Whether it is my animal zodiac sign of Tiger that is believed to be highly incompatible with anyone with that of monkey, let me just clarify that monkeys are my least favorite animals. However, that doesn’t mean that I should not feel strongly about the article from a recent issue of BBC Wildlife about the U.K.’s primate trade accompanied by the title photo of the baby marmoset named TikTok. Call it milk of human kindness. I cannot just leave the pages closed and forget about it as a piece of memory. The images and words still haunt me, which prompts an enduring reckoning, resulting in writing this essay.
The primate trade in the U.K. and here in the States evokes the human history of slavery. Under slavery, human lives were counted as chattel, and the families were continuously disintegrated because of volatile trade-offs. On the same token, keeping primates as pets seems no less different from colonialists or slave owners whose eyes were set upon the exotic physical attributes of the people they subordinated.
The article has also taken me to my brief research into the U.S. primate trade with the following facts: in 2012, 19 states, including California, where I live, had outright bans on private monkey ownership. The primates are considered a threat to wildlife and public safety and health because their habitats and nature are not agreeable to our environment despite our conventional knowledge of primates as the closest to our species lost in the evolution tree. Come to think of it, the idea of “Planet of Apes” has a point in reversing the directions of gaze from humans to apes, and vice versa, showing us why the two species could not cohabitate by confining them in the opposite environments.
We should not think of animals as live toys or ornaments that will satisfy our whimsical, capricious tastes. From pets to wildlife, animals are not our property but companions. I know it for sure when I feel a little heart of my cat Toro sleeping at my feet.
RE: July 16th, 2018 article of “On the Grounded in Commerce City, Colo. : Inside America’s tomb for illegal wildfire trade by David Kelly of the Los Angeles Times
Imagine the vistas: a cornucopia of a mounted tiger fetus with its tiny ears, a grand giraffe head, a pair of shiny python skin-made thigh high boots, a black bear’s toes coupled with its gallbladders, and many more artifacts made out of animals that will never cease to blindside your vestige of humanity and overawe your tactile senses. If your mind tells you to think that the imagery is but a visceral affectation of a surreal painting of Salvador Dali, you just think yourself awake in the stupendousness of dreamlike morbidity. They are just a few illustrations of taxidermic animals confiscated in the course of international illegal trafficking of endangered animals exhibited in the National Wildlife Property Repository (the “Repository”) located in Commerce City, Colorado.

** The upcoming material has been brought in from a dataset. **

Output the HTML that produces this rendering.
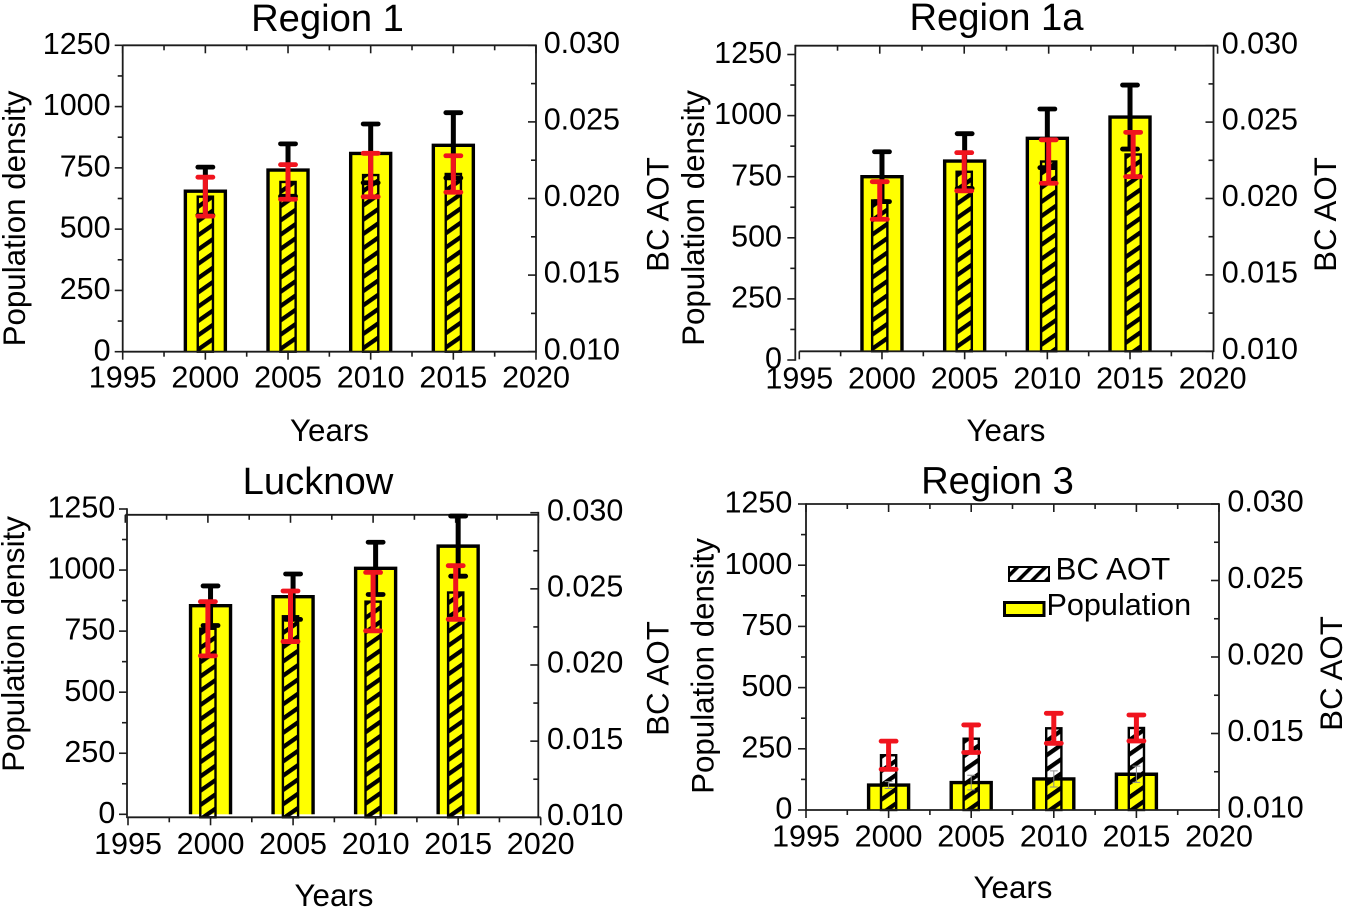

My opinion on the report of the Repository as to its existence and nature is threefold: First, I can’t believe that there is such a horrendous and macabre exhibition of the animals killed and stuffed – and in the shoddiest way – open to the public, especially aimed at school students. Second, the grim underworld of a huge illegal trading market where a great demand of the coveted animal products is constantly met with a colossal supply of the dead animals is a stark reality even in this age of technological supernova. Third, it shudders me to think the wantonness of avarice and gluttony for which the sinners would find themselves in the third and fourth circles of Dante’s Inferno. What’s more, the fact that the Repository of such abhorrent kind is located not in the outpost of civilization where the artifacts of the sorts would be regarded as a cultural tradition but in Commerce City in Colorado chills me to the bone.
It is reported that the purpose of the Repository is to educate the public on the gravitas of poaching and trafficking of endangered animals systematically perpetrated in global criminal syndicates of Chinese origin active in South Africa. However, I am concerned about the effects it intends to produce, however noble it may seem, which will likely work at cross-purposes, even counter-productively, pace its original intention to raise social awareness and ethical context of the issue. It might be all over but the shouting that rather than promoting awareness of destruction of the ecological system and its inevitable adverse impacts on mankind as well as the nature itself, the sight of the mutilated dead animal bodies and/or parts may be regarded as a freak show for those who have bizarre tastes of necrophilia and/or sadism emanating from the perceived sensual pleasures of watching animals torn apart from rib to rib, ear to ear, or head to toe in perpetual torture.